Indiana Township Lines Alteration Case

Dissenting Opinion by

Mr. Justice Jones:

Out of a regard for stare decisis as well as a distaste for judicial legislation, I dissent from the action of the majority in these cases.

The current opinion for this court flatly rejects the early decision in In the Matter of the Division Line of Clay, West Cocalico, and Ephrata Townships, 33 *328Pa. 366, which construed statutory language identical with that here involved. Thereby, the relevant procedure for one township’s annexation of land from another under the statutory “alteration of lines” provision was definitely established in 1859 and was never thereafter materially changed by the legislature. The Superior Court, which, by a bare majority, declined in the instant cases to follow the ruling of this court in the Olay case, supra, certified these appeals to us “Because the question of stare decisis should, with more propriety, be passed on [i.e., ignored] by the Supreme Court rather than by [the Superior Court].”
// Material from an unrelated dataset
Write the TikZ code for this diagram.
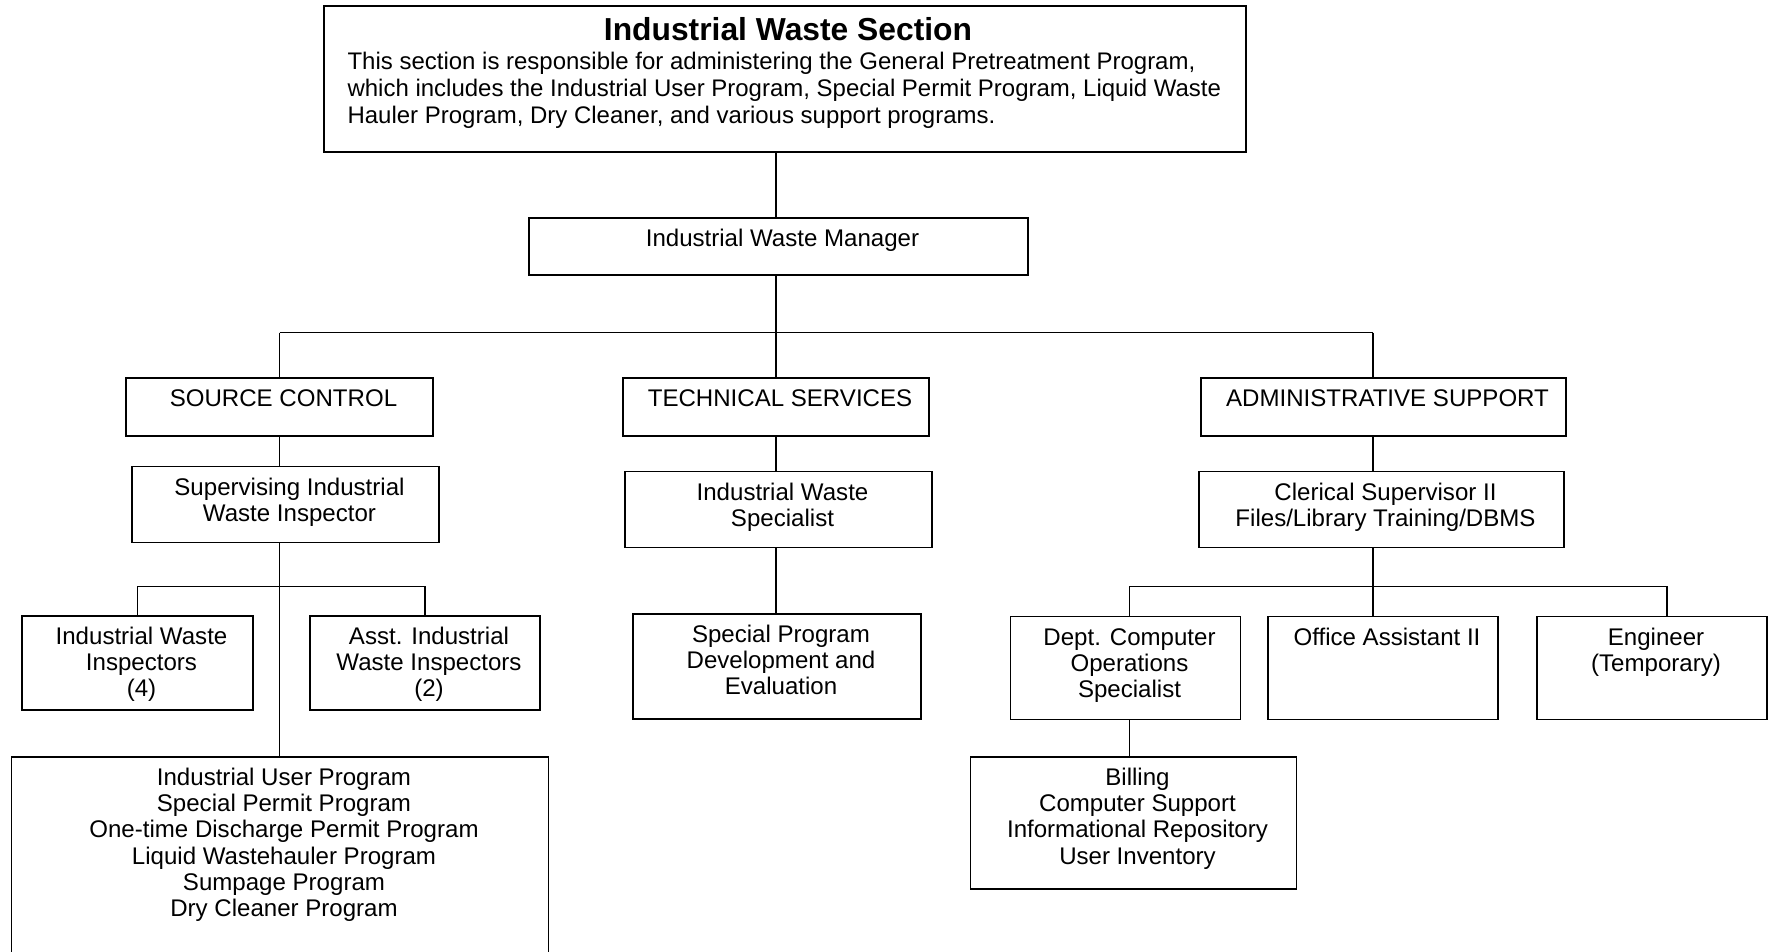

As recently as the case of Burtt Will, 353 Pa. 217, 231, 44 A. 2d 670, Mr. Justice Stearne, speaking for this court, said that “The doctrine of stare decisis still prevails in Pennsylvania. . . . This Court has always rigidly adhered to the rule of stare decisis. A statutory construction, once made and followed, should never he altered upon the changed views of new personnel of the court” (Emphasis supplied). That the point involved in the Olay case was never again raised in an appellate court until now evidences the persistent virtue of that decision which construed so plainly and effectually the statutory language present for interpretation that no one thenceforth had the temerity to question its authority. It cannot be otherwise than that dozens, if not hundreds, of annexations by one township from another under the “alteration of lines” statutory provision have taken place in this State since the Olay case. The fact is that there is no other statutory procedure for such an annexation. We were told at bar by counsel who examined the records in Lancaster County where the Olay case arose that he had found many other like proceedings there involving in some instances more acreage than the instant cases are concerned with. Nor should the decision in the *329Clay case be deemed any less “controlling authority” because it is contained in a “laconic opinion”, — a customary judicial practice in the days when opinions had to be written in longhand.

I think it is regrettable that the majority have not seen fit to abide by statutory law as decisionally established and decide these eases on the basis of the reasoning so well expressed by President Judge Rhodes in his opinion for the Superior Court minority: see 171 Pa. Superior Ct. at p. 649.